Nessuna indulgenza neanche sul coinvolgimento di Hunter Biden con l’Ucraina, motivo per cui è sfumata la nomina nel Dipartimento di un amico personale di Joe Biden come l’ex senatore dell’Alabama Doug Jones.

Ma il vero pilastro dell’azione di Garland sarà uno e uno soltanto: la lotta al terrorismo interno. Citando la prima ragione della fondazione del Dipartimento nel 1871: la difesa dei diritti civili degli afroamericani appena liberati dalla schiavitù contro i soprusi del primo Ku Klux Klan.

Se allora la minaccia era confinata negli stati dell’ex Confederazione sudista, adesso è diffusa e ramificata fino ad alti livelli: sono forti i sospetti sulla deputata Lauren Boebert, che avrebbe dato indicazioni a un gruppo di estremisti il giorno prima dell’assalto, e anche durante quelle ore, indicando la posizione della speaker della Camera Nancy Pelosi su Twitter, come ad avvertire i suoi seguaci. Ma anche gli infiltrati nella polizia e nelle forze armate, che hanno richiesto un supplemento d’indagine per scegliere il personale per difendere l’inaugurazione di Joe Biden lo scorso gennaio.

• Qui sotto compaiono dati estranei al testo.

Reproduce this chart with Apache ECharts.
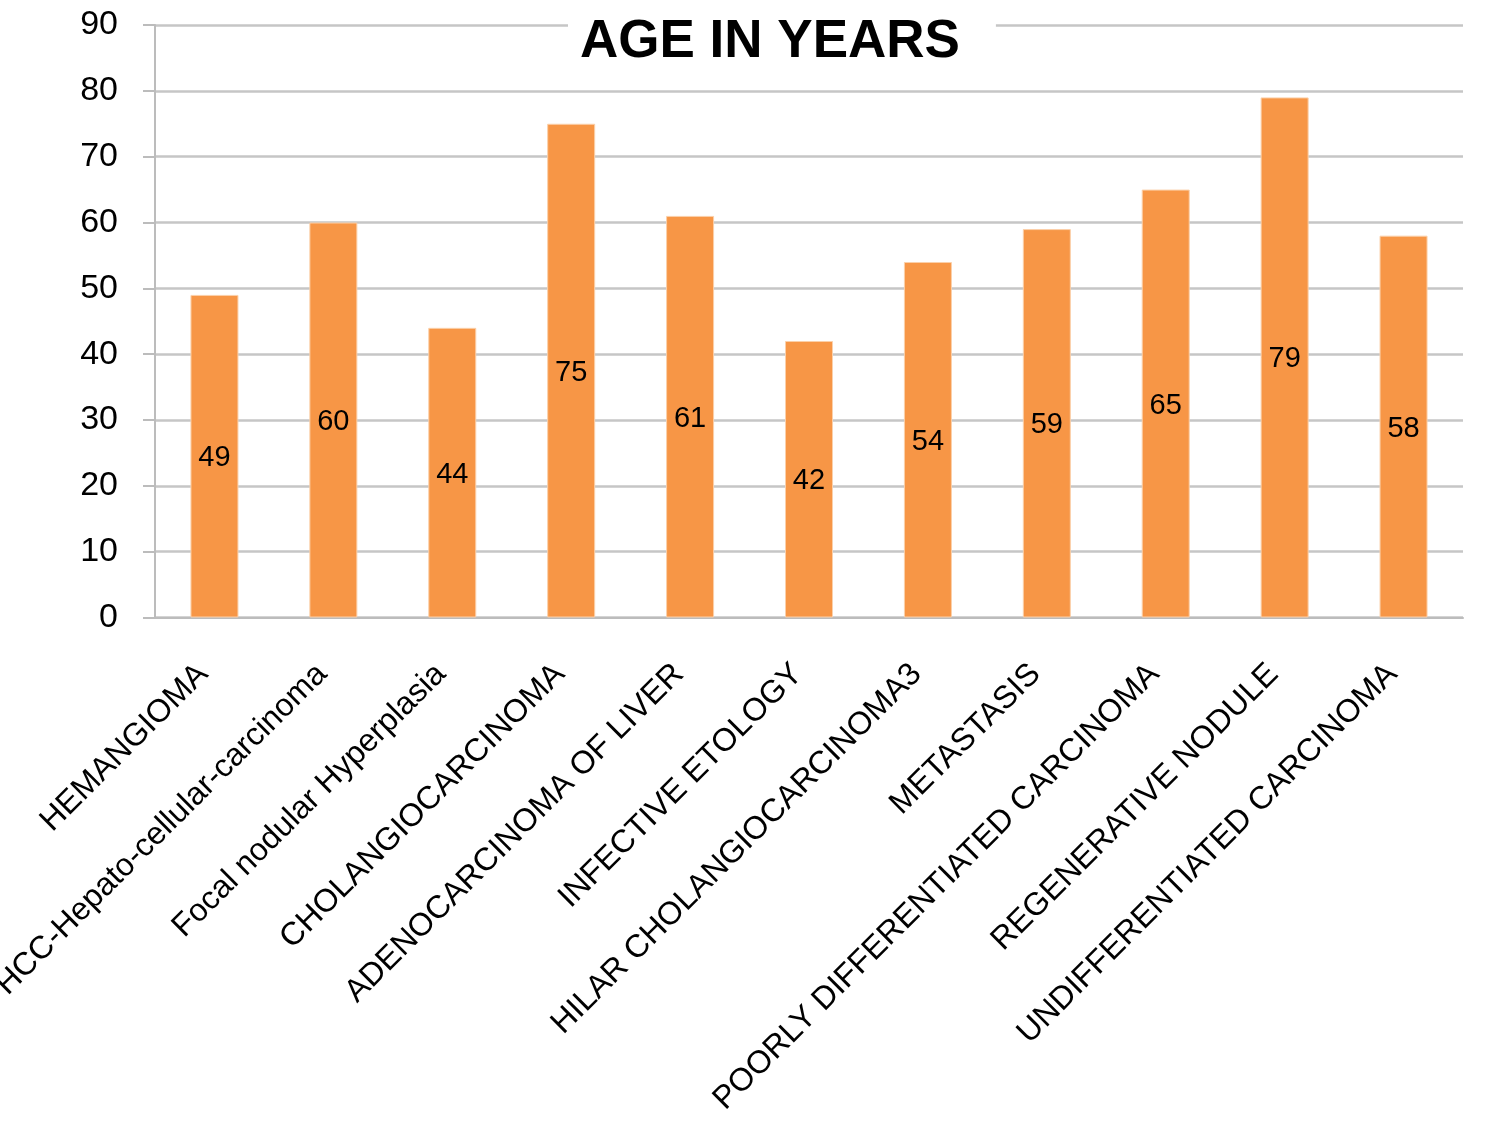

Una minaccia quindi potenzialmente mortale per la democrazia americana che ha legami anche con politici eletti e che quindi deve essere affrontata al di sopra di ogni sospetto, abbandonando la politicizzazione degli anni di Trump, dove Barr veniva definito “Hatchet man”, uomo accetta dellex presidente contro gli oppositori e dove ha agito per lungo tempo come suo avvocato personale, così come il suo predecessore Jeff Sessions, già noto per essere stato il primo sostenitore al Senato di Donald Trump.

Il suo modello è la compianta Janet Reno che rimase nella carica per tutti i due mandati di Bill Clinton, perseguendo con successo gli estremisti bianchi colpevoli dell’attentato di Oklahoma City del 19 aprile 1995, ma rimanendo sempre a debita distanza dal presidente Bill Clinton, rifiutando sempre riunioni a porte chiuse alla Casa Bianca.

Per cestinare definitivamente la preferenza trumpiana per la lealtà personale rispetto all’onestà. Ma per superare anche la concezione militante di giustizia degli anni di Barack Obama.